Farmers across Australia fear the federal government is hiding plans to introduce controversial Indigenous heritage laws that could prevent them from building a fence or disturbing their land without expensive approvals from local Aboriginal groups.
The concerns come in the wake of new rules in Western Australia that require permission for any activity that involves digging more than 50cm deep or moving more than 20kg of soil on any property larger than 1100sq m.
Individuals who damage a cultural heritage site face penalties of up to $1m, while corporations can be fined up to $10m.
“We are already inundated with this sort of legislation,” said Jamie Warden, a fifth-generation farmer who raises sheep, goats and cattle and farms crops on around 6000 acres of land outside Walgett in northern NSW.
He said a new approvals regime would be “nothing more than a money grab”.
“We wake up in the morning and decide if something needs to get done, and then we get it done,” he said.
“If we need to build a fence, we build the fence, but this sort of thing could delay us for months even on a simple thing like that.

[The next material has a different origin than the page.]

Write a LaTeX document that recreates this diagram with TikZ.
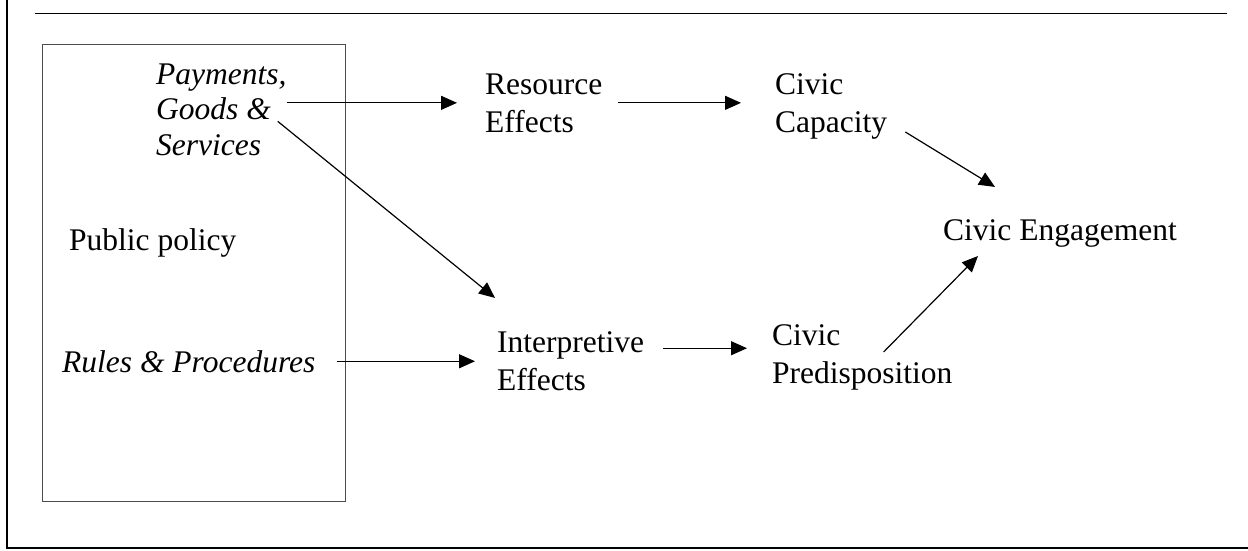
\documentclass[tikz,border=0pt]{standalone}
\usepackage{fontspec}
\setmainfont{Liberation Serif}
\usetikzlibrary{arrows.meta, positioning, calc}

\begin{document}
\begin{tikzpicture}[
    x=1pt, y=-1pt,
    txt/.style={inner sep=0pt, anchor=base west, align=left, font=\fontsize{31.5}{38}\selectfont},
    itxt/.style={txt, font=\itshape\fontsize{31.5}{35.5}\selectfont},
    arrow/.style={line width=1.2pt, -{Triangle[length=16pt,width=14pt]}}
]

\useasboundingbox (0,0) rectangle (1248,550);

% outer rules of the figure
\draw[line width=1.7pt] (7,0) -- (7,547);
\draw[line width=2.3pt] (6.15,548) -- (1248,548);
\draw[line width=1.3pt] (35,13.5) -- (1227,13.5);

% policy box
\node[draw=black!70, line width=1.3pt, minimum width=303.5pt, minimum height=457.5pt,
      inner sep=0pt, anchor=north west] (policy) at (41.5,43.5) {};

\node[itxt] (pay) at (156,155) {Payments,\\Goods \&\\Services};
\node[txt] (pub) at (69,250) {Public policy};
\node[itxt] (rul) at (62,372) {Rules \& Procedures};

\node[txt] (res) at (485,132) {Resource\\Effects};
\node[txt] (cap) at (775,132) {Civic\\Capacity};
\node[txt] (int) at (497,390) {Interpretive\\Effects};
\node[txt] (pred) at (772,383) {Civic\\Predisposition};
\node[txt] (eng) at (943,240) {Civic Engagement};

\draw[arrow] (pay.east |- res.west) -- ([xshift=-28pt]res.west);
\draw[arrow, shorten <=15pt, shorten >=34pt] (res.east) -- (res.east -| cap.west);
\draw[arrow] ($(cap.south east)+(18,-7)$) -- ($(eng.north west)+(52,-32)$);
\draw[arrow] ($(pay.east)+(-9,12)$) -- ($(int.north west)+(-2,-33)$);
\draw[arrow, shorten <=21pt, shorten >=22pt] (rul.east) -- (rul.east -| int.west);
\draw[arrow] ($(int.east)+(19,-12.5)$) -- ($(int.east -| pred.west)+(-25,-12.5)$);
\draw[arrow] ($(pred.north east)+(-69,28)$) -- ($(eng.south west)+(35,9)$);

\end{tikzpicture}
\end{document}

“There wouldn’t be a farmer around here who doesn’t want to see Aboriginal people in the area get ahead, but these rules are the sort of thing made by bureaucrats and environmentalists who have never spent time on the land.”
An options paper recently released by the Albanese government proposes a series of national laws to govern the preservation of Australia’s cultural heritage.

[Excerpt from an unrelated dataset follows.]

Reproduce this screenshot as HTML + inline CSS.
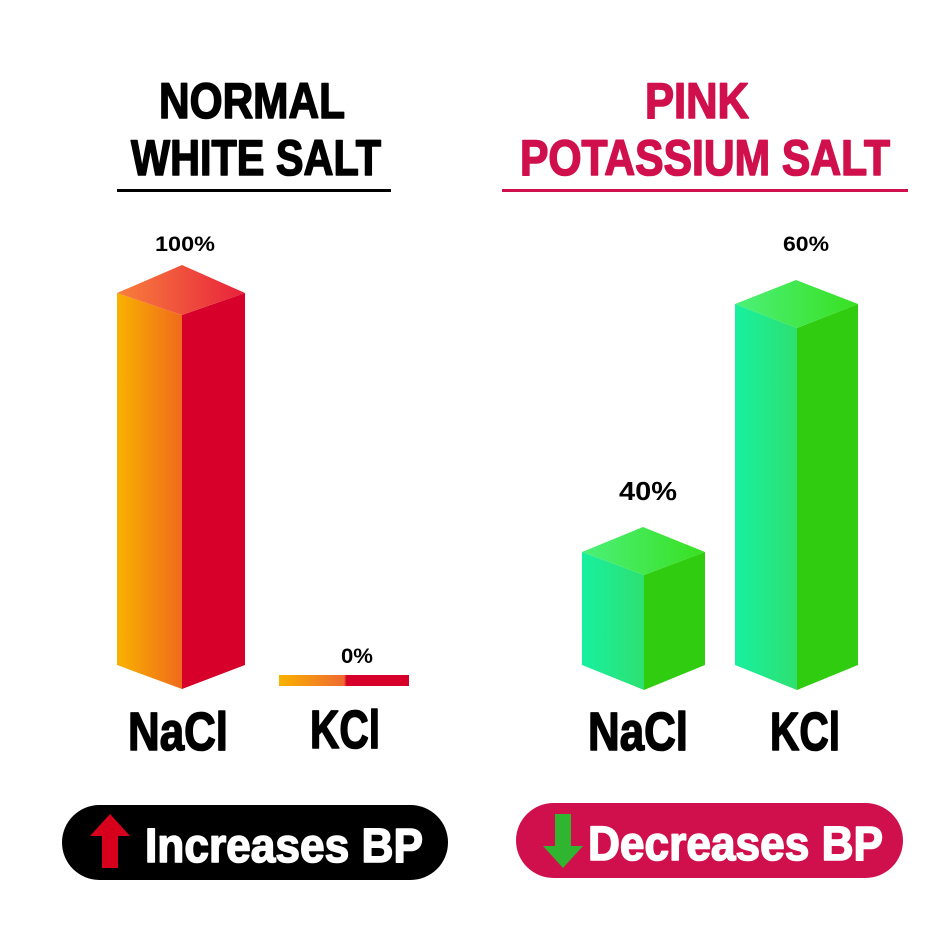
<!DOCTYPE html>
<html><head><meta charset="utf-8"><style>
html,body{margin:0;padding:0;background:#fff;}
svg{display:block}
text{font-family:"Liberation Sans Narrow","Liberation Sans",sans-serif;font-weight:bold;}
.t{stroke-width:1.6;stroke-linejoin:round}
</style></head><body>
<svg width="940" height="940" viewBox="0 0 940 940" xmlns="http://www.w3.org/2000/svg">
<defs>
<linearGradient id="oL" x1="0" x2="1" y1="0" y2="0"><stop offset="0" stop-color="#f9b200"/><stop offset="1" stop-color="#ef6a1c"/></linearGradient>
<linearGradient id="oT" x1="0" x2="1" y1="0" y2="0"><stop offset="0" stop-color="#f8803c"/><stop offset="1" stop-color="#e8213c"/></linearGradient>
<linearGradient id="gL" x1="0" x2="1" y1="0" y2="0"><stop offset="0" stop-color="#18f0a0"/><stop offset="1" stop-color="#2ee070"/></linearGradient>
<linearGradient id="gT" x1="0" x2="1" y1="0" y2="0"><stop offset="0" stop-color="#4cf07a"/><stop offset="1" stop-color="#38e020"/></linearGradient>
<linearGradient id="kb" x1="0" x2="1" y1="0" y2="0"><stop offset="0" stop-color="#f9b200"/><stop offset="0.5" stop-color="#ef6a30"/><stop offset="0.52" stop-color="#d6002a"/><stop offset="1" stop-color="#d6002a"/></linearGradient>
</defs>

<text class="t" stroke="#000" x="252" y="118" font-size="50" text-anchor="middle" textLength="186" lengthAdjust="spacingAndGlyphs">NORMAL</text>
<text class="t" stroke="#000" x="256" y="175" font-size="50" text-anchor="middle" textLength="250" lengthAdjust="spacingAndGlyphs">WHITE SALT</text>
<rect x="117" y="189" width="274" height="3" fill="#000"/>
<text class="t" stroke="#d0104c" x="697" y="118" font-size="50" text-anchor="middle" fill="#d0104c" textLength="104" lengthAdjust="spacingAndGlyphs">PINK</text>
<text class="t" stroke="#d0104c" x="705" y="175" font-size="50" text-anchor="middle" fill="#d0104c" textLength="370" lengthAdjust="spacingAndGlyphs">POTASSIUM SALT</text>
<rect x="502" y="189" width="406" height="3" fill="#d0104c"/>

<polygon points="117,293 182,315 182,689 117,665" fill="url(#oL)"/>
<polygon points="182,315 245,293 245,665 182,689" fill="#d6002a"/>
<polygon points="117,293 182,265 245,293 182,315" fill="url(#oT)"/>
<text x="185" y="251" font-size="21" text-anchor="middle" textLength="60" lengthAdjust="spacingAndGlyphs">100%</text>

<rect x="279" y="675" width="130" height="11" fill="url(#kb)"/>
<text x="357" y="663" font-size="21" text-anchor="middle" textLength="32" lengthAdjust="spacingAndGlyphs">0%</text>

<polygon points="582,552 644,575 644,690 582,665" fill="url(#gL)"/>
<polygon points="644,575 705,552 705,665 644,690" fill="#30cc10"/>
<polygon points="582,552 643,527 705,552 644,575" fill="url(#gT)"/>
<text x="648" y="500" font-size="26" text-anchor="middle" textLength="58" lengthAdjust="spacingAndGlyphs">40%</text>

<polygon points="735,304 797,328 797,690 735,665" fill="url(#gL)"/>
<polygon points="797,328 858,304 858,665 797,690" fill="#30cc10"/>
<polygon points="735,304 796,280 858,304 797,328" fill="url(#gT)"/>
<text x="806" y="251" font-size="21" text-anchor="middle" textLength="46" lengthAdjust="spacingAndGlyphs">60%</text>

<text class="t" stroke="#000" x="178" y="750" font-size="54" text-anchor="middle" textLength="100" lengthAdjust="spacingAndGlyphs">NaCl</text>
<text class="t" stroke="#000" x="345" y="748" font-size="54" text-anchor="middle" textLength="70" lengthAdjust="spacingAndGlyphs">KCl</text>
<text class="t" stroke="#000" x="638" y="750" font-size="54" text-anchor="middle" textLength="100" lengthAdjust="spacingAndGlyphs">NaCl</text>
<text class="t" stroke="#000" x="805" y="750" font-size="54" text-anchor="middle" textLength="70" lengthAdjust="spacingAndGlyphs">KCl</text>

<rect x="62" y="805" width="386" height="75" rx="37.5" fill="#000"/>
<polygon points="110,814 130,836 118,836 118,868 102,868 102,836 90,836" fill="#d6001c"/>
<text class="t" stroke="#fff" x="145" y="862" font-size="48" fill="#fff" textLength="278" lengthAdjust="spacingAndGlyphs">Increases BP</text>
<rect x="516" y="803" width="387" height="75" rx="37.5" fill="#d0104c"/>
<polygon points="563,868 583,846 571,846 571,814 555,814 555,846 543,846" fill="#2fb52f"/>
<text class="t" stroke="#fff" x="588" y="860" font-size="48" fill="#fff" textLength="295" lengthAdjust="spacingAndGlyphs">Decreases BP</text>
</svg>
</body></html>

National Farmers’ Federation vice president David Jochinke said farmers were being made to pay the price for the 2020 destruction of significant Aboriginal heritage sites by mining company Rio Tinto.
“Everybody is now hyper aware and hyper sensitive … but the reality is … the Indigenous heritage overlays that are being talked about (are) a complete overreach,” he said.
“If the WA model was to be rolled out, there would be immense uproar.”
Nationals leader David Littleproud, who attended a meeting of 600 farmers in WA last week, said the laws had created “a whole lot of fear and anxiety”.
“The federal government is sitting on this,” he said.
“They intend to impose a cultural heritage act on a national level but are waiting until after the Voice to do it, which is making people suspicious. They need to give confidence that the WA laws will not be the benchmark.”
Environment minister Tanya Plibersek said there would not be “a Commonwealth takeover of state heritage regimes.”
“An options paper is not government policy,” she said.
“We are working with First Nations groups to consider updates to the existing national laws. This process is in its early stages We will also be consulting closely with business, farmers, environment groups, and many others.